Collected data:
###

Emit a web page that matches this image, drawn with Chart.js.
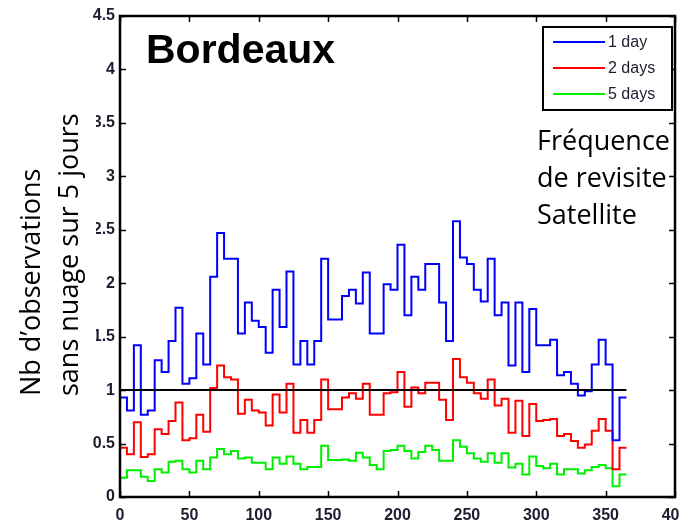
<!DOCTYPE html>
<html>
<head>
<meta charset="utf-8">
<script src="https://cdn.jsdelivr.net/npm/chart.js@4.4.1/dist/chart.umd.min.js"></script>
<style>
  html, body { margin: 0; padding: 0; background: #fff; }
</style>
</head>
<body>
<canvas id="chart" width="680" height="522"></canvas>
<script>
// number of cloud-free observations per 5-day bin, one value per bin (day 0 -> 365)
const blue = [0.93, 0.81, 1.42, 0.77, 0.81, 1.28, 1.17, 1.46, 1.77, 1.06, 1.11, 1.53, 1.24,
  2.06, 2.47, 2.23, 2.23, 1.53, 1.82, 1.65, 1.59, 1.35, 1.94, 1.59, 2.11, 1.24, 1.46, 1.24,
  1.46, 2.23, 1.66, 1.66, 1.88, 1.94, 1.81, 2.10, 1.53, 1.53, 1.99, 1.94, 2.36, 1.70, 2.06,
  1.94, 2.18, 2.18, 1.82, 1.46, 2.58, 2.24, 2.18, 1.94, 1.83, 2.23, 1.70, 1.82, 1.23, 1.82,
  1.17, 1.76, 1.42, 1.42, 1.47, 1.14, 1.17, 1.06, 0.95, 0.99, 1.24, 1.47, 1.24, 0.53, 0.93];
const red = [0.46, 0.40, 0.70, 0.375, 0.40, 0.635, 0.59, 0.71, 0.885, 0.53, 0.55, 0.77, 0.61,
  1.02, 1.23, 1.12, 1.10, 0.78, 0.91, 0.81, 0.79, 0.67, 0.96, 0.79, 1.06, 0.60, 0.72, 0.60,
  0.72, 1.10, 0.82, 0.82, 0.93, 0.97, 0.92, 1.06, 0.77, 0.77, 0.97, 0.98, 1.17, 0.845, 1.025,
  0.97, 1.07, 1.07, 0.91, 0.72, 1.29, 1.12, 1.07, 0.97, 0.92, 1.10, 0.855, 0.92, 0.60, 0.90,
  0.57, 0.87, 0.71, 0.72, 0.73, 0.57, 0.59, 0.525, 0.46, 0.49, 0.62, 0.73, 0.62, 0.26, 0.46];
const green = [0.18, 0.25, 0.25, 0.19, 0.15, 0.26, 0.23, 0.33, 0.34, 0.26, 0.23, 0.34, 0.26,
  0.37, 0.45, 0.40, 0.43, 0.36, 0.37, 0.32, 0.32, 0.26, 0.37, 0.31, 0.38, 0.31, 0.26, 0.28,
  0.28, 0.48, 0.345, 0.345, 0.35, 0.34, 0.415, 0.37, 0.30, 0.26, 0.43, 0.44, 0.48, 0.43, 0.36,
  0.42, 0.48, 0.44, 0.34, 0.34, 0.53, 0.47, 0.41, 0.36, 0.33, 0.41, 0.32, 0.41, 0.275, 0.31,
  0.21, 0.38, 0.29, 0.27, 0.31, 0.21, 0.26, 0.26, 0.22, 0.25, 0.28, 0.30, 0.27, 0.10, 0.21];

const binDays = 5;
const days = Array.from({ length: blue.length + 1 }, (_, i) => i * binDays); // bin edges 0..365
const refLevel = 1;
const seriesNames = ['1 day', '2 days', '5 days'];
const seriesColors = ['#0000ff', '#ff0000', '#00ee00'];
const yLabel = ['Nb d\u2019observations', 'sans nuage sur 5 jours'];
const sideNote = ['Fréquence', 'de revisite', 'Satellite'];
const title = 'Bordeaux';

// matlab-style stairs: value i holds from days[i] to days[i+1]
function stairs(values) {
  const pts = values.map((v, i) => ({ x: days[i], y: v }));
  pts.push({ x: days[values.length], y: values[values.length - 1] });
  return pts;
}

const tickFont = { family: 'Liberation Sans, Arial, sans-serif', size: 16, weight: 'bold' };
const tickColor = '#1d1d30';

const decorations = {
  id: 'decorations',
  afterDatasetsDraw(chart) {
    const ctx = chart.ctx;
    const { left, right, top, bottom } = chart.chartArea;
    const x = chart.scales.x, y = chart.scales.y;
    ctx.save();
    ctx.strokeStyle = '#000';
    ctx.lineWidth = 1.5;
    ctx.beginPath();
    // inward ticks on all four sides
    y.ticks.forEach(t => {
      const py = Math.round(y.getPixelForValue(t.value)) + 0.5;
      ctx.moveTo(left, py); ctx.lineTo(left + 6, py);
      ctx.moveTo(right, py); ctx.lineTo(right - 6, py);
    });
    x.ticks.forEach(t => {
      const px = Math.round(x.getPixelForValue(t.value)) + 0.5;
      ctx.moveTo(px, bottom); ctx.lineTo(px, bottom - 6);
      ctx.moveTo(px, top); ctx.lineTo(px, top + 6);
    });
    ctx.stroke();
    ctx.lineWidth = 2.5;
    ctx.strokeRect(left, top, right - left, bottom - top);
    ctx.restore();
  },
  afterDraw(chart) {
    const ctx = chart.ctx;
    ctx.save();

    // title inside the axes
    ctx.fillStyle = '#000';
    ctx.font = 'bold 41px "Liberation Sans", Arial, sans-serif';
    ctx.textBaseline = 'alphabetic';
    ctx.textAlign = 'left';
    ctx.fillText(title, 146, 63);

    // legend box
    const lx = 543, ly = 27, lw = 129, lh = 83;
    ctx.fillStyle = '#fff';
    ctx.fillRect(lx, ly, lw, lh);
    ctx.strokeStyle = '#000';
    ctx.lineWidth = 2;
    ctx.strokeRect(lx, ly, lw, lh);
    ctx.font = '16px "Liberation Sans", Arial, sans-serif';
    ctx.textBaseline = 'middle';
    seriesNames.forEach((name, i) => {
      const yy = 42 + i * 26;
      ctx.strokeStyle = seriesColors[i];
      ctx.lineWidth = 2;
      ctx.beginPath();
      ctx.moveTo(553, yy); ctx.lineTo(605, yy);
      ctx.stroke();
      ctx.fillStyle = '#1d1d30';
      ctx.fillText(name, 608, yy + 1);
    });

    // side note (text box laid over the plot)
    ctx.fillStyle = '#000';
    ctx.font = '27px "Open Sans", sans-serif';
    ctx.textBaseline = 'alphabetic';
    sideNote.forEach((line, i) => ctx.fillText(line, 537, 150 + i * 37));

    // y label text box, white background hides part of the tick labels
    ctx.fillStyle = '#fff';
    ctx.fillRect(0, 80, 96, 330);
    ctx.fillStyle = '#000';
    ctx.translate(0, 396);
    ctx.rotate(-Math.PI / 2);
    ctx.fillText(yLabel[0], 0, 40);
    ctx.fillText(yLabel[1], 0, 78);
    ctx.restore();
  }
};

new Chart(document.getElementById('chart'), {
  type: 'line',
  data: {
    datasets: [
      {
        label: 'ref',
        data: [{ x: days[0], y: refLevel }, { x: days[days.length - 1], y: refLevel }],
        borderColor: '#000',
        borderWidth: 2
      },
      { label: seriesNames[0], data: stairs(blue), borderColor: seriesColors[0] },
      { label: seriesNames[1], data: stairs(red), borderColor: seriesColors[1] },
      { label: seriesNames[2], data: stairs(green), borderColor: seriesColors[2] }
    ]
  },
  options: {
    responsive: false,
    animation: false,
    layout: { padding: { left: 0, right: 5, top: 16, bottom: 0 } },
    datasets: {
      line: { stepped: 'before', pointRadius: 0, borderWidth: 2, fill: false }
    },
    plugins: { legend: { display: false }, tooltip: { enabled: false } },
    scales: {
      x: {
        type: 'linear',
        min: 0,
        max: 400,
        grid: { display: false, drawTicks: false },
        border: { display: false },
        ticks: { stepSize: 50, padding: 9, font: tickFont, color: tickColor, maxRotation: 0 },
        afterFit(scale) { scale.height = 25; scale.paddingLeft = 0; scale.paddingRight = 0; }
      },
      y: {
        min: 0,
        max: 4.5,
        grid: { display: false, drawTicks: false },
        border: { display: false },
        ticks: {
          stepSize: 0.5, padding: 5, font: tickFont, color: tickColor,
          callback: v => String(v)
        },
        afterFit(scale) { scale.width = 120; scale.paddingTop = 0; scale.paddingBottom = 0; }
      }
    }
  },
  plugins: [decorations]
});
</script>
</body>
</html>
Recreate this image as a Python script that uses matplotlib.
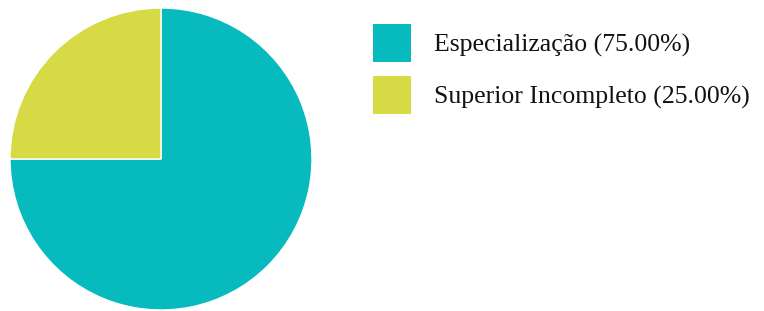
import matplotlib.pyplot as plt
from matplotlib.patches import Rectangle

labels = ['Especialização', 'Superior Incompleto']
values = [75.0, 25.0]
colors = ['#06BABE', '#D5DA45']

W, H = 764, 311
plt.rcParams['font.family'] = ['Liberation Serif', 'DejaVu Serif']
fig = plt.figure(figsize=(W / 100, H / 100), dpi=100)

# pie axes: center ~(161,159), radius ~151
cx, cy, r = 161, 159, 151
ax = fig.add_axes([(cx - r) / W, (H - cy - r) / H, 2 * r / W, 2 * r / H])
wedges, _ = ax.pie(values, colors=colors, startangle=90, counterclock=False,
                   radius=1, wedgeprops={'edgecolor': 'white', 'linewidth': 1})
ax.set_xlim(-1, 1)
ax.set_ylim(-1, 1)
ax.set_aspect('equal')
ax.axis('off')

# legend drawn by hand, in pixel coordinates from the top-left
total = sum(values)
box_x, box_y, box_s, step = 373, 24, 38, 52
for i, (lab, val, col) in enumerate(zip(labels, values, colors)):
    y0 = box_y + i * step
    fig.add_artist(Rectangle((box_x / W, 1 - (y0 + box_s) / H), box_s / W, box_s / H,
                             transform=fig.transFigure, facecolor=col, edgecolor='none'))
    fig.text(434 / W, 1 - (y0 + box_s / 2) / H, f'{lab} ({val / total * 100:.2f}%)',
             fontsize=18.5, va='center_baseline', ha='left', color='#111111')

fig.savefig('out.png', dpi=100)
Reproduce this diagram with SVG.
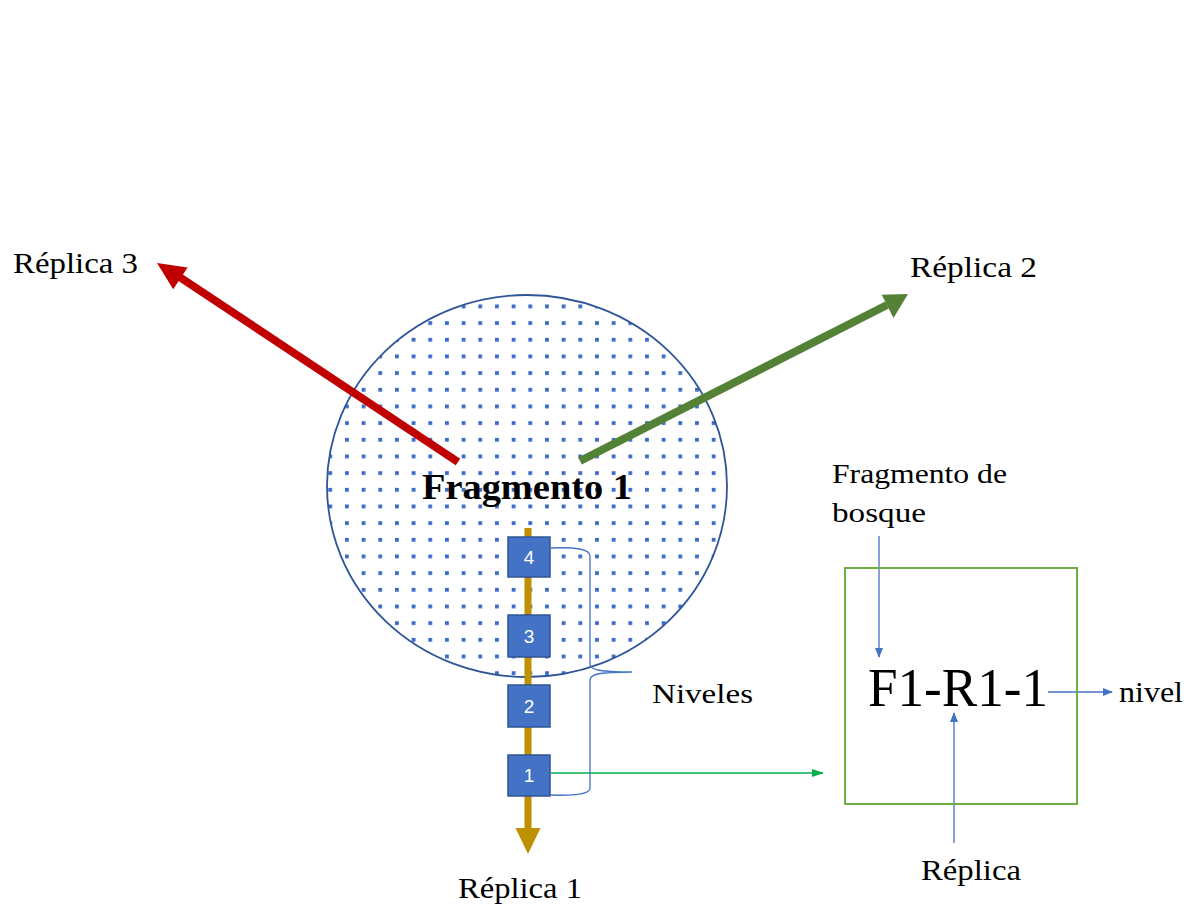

###

- **SHORT TASK**
Find the word "script" in the records and pull out each line that has it.

- **RESULT BELOW**
<script src="https://cdn.jsdelivr.net/npm/chart.js@4.4.1/dist/chart.umd.min.js"></script>
<script>
</script>
Recreate this image as a Python script that uses matplotlib.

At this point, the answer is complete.